Museveni was sworn in as president three days later on 29 January. It was on this day that he made the now famous statement. "This is not a mere change of guard, it is a fundamental change," said Museveni after a ceremony conducted by Chief Justice Peter Allen. Speaking to crowds of thousands outside the Ugandan parliament, the new president promised a return to democracy. "The people of Africa, the people of Uganda, are entitled to a democratic government. It is not a favor from any regime. The sovereign people must be the public, not the government." He further added, “The main problem in Africa is of leaders who do not want to leave power,”
The NRM declared a four-year interim government, composing a wider political base than previous regimes. Party officials from the many political parties among others; UPC and DP were appointed into cabinet. There was also a parliament, the National Resistance Council (NRC) that had both elected and nominated representatives. A system of Resistance Councils, directly elected at the parish level, was established to manage local affairs. Key among these was the equitable distribution of fixed-price commodities like sugar, soap and paraffin.
The election of Resistance Councils representatives was the first direct experience many Ugandans had with democracy after many decades of varying levels of authoritarianism, and the replication of the structure up to the district level has been credited with helping even people at the local level understand the higher-level political structures.
Uganda has since had four Presidential elections, in 1996, 2001, 2006 and 2011 and an equal number of parliamentary and local elections.
Museveni inherited an economy that was totally collapsed. He however enjoyed the support of the international community in order to revitalize it. Museveni initiated economic policies designed to combat key problems such as hyperinflation and the balance of payments. Abandoning his earlier ideas, Museveni embraced the neo-liberal structural adjustments advocated by the World Bank and the International Monetary Fund (IMF). Uganda remains a capitalist economy today.

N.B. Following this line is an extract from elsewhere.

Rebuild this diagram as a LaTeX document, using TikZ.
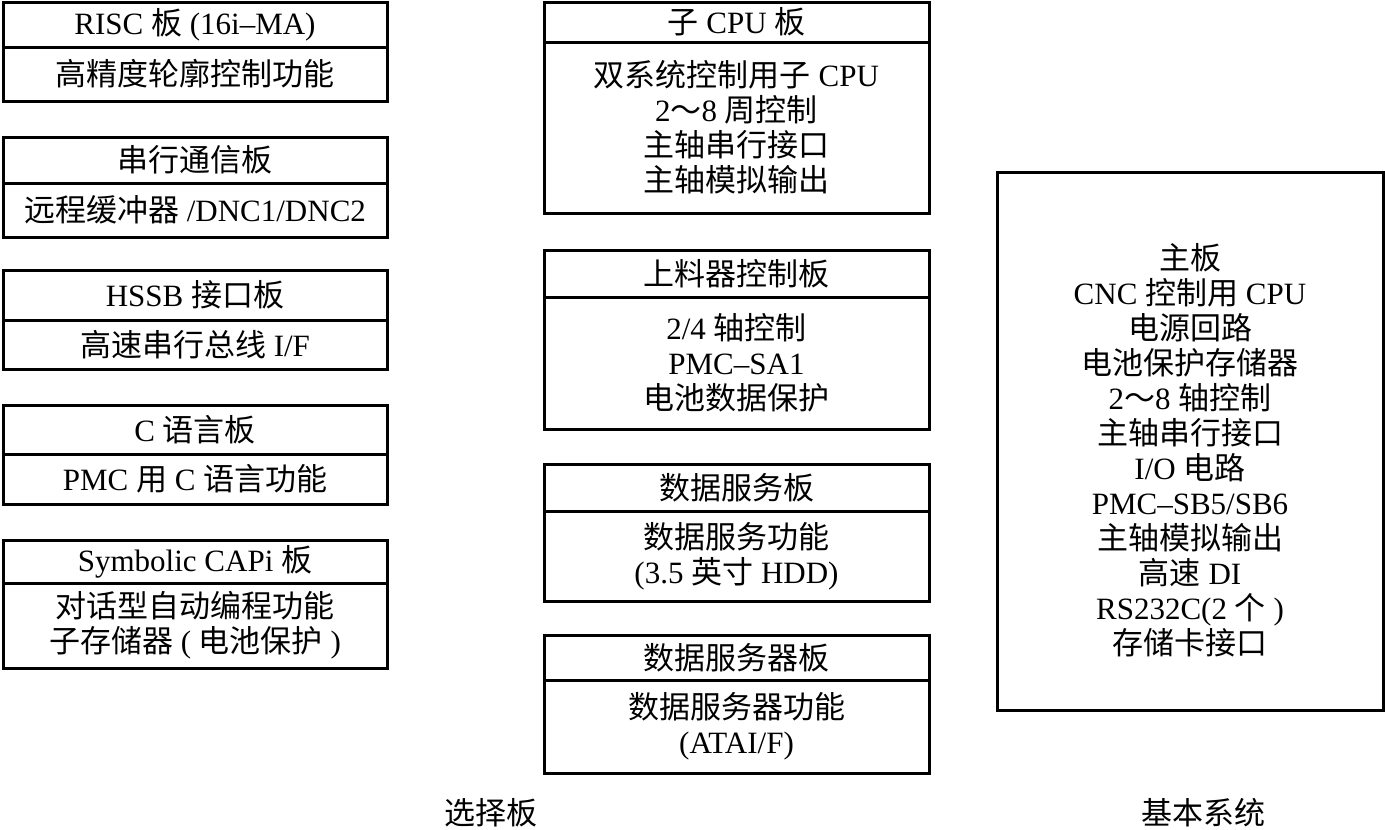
\documentclass[tikz,border=0pt]{standalone}
\usepackage{fontspec}
\setmainfont{Liberation Serif}
\newfontfamily\cjk{Noto Sans CJK SC}
\newcommand\zh[1]{{\cjk #1}}
\begin{document}
\begin{tikzpicture}[x=1pt,y=-1pt,
  cell/.style={draw, line width=3pt, inner sep=0pt, align=center,
    font=\fontsize{31}{35}\selectfont},
  lw/.style={cell, minimum width=384pt},
  mw/.style={cell, minimum width=385pt},
  lbl/.style={inner sep=0pt, align=center, font=\fontsize{31}{35}\selectfont}]
\useasboundingbox (0,0) rectangle (1385,830);
% left column
\node[lw, minimum height=45pt] (r1h) at (195,24.5) {RISC \zh{板} (16i–MA)};
\node[lw, minimum height=54pt] (r1b) at (195,74) {\zh{高精度轮廓控制功能}};
\node[lw, minimum height=46pt] (r2h) at (195,160) {\zh{串行通信板}};
\node[lw, minimum height=54pt] (r2b) at (195,210) {\zh{远程缓冲器} /DNC1/DNC2};
\node[lw, minimum height=50pt] (r3h) at (195,295) {HSSB \zh{接口板}};
\node[lw, minimum height=49pt] (r3b) at (195,344.5) {\zh{高速串行总线} I/F};
\node[lw, minimum height=49pt] (r4h) at (195,429.5) {C \zh{语言板}};
\node[lw, minimum height=50pt] (r4b) at (195,479) {PMC \zh{用} C \zh{语言功能}};
\node[lw, minimum height=43pt] (r5h) at (195,561.5) {Symbolic CAPi \zh{板}};
\node[lw, minimum height=85pt] (r5b) at (195,625.5) {\zh{对话型自动编程功能}\\\zh{子存储器} ( \zh{电池保护} )};
% middle column
\node[mw, minimum height=40pt] (m1h) at (736.5,22) {\zh{子} CPU \zh{板}};
\node[mw, minimum height=171pt] (m1b) at (736.5,127.5) {\zh{双系统控制用子} CPU\\2\zh{～}8 \zh{周控制}\\\zh{主轴串行接口}\\\zh{主轴模拟输出}};
\node[mw, minimum height=47pt] (m2h) at (736.5,273.5) {\zh{上料器控制板}};
\node[mw, minimum height=132pt] (m2b) at (736.5,363) {2/4 \zh{轴控制}\\PMC–SA1\\\zh{电池数据保护}};
\node[mw, minimum height=47pt] (m3h) at (736.5,487.5) {\zh{数据服务板}};
\node[mw, minimum height=90pt] (m3b) at (736.5,556) {\zh{数据服务功能}\\(3.5 \zh{英寸} HDD)};
\node[mw, minimum height=45pt] (m4h) at (736.5,657.5) {\zh{数据服务器板}};
\node[mw, minimum height=93pt] (m4b) at (736.5,726.5) {\zh{数据服务器功能}\\(ATAI/F)};
% right box
\node[cell, minimum width=386pt, minimum height=538pt] (main) at (1190,441) {};
\node[lbl] (maintext) at (1190,450)
  {\zh{主板}\\CNC \zh{控制用} CPU\\\zh{电源回路}\\\zh{电池保护存储器}\\2\zh{～}8 \zh{轴控制}\\\zh{主轴串行接口}\\I/O \zh{电路}\\PMC–SB5/SB6\\\zh{主轴模拟输出}\\\zh{高速} DI\\RS232C(2 \zh{个} )\\\zh{存储卡接口}};
% captions
\node[lbl] (cap1) at (491,813) {\zh{选择板}};
\node[lbl] (cap2) at (1203,813) {\zh{基本系统}};
\end{tikzpicture}
\end{document}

The infrastructure is far better than he found it, new schools and universities have been constructed, communication has improved 100 fold too, just like the banking and industrial sectors.
The first major conflict between Uganda and any other country was with Rwanda. For starters, abuses at the hands of the Obote regime encouraged many Rwandan exiles living in Uganda to join the ranks of the NRA. In 1990, over 4,000 NRA soldiers deserted and went back to Rwanda. They captured power in 1994.
Uganda has also intervened in the Sudan, fighting against the Lords Resistance Army, in DRC-fighting against the Allied Democratic Army (ADF). Additionally, Uganda is currently helping bring peace in Somalia, where the country is providing the vanguard of the peace-keepers. Museveni says this is all done for pan-africanism.
Museveni got married to Janet Kataha in 1973. They have four children. During his free time, he likes literally herding his cattle at both Kisozi and Rwakitura.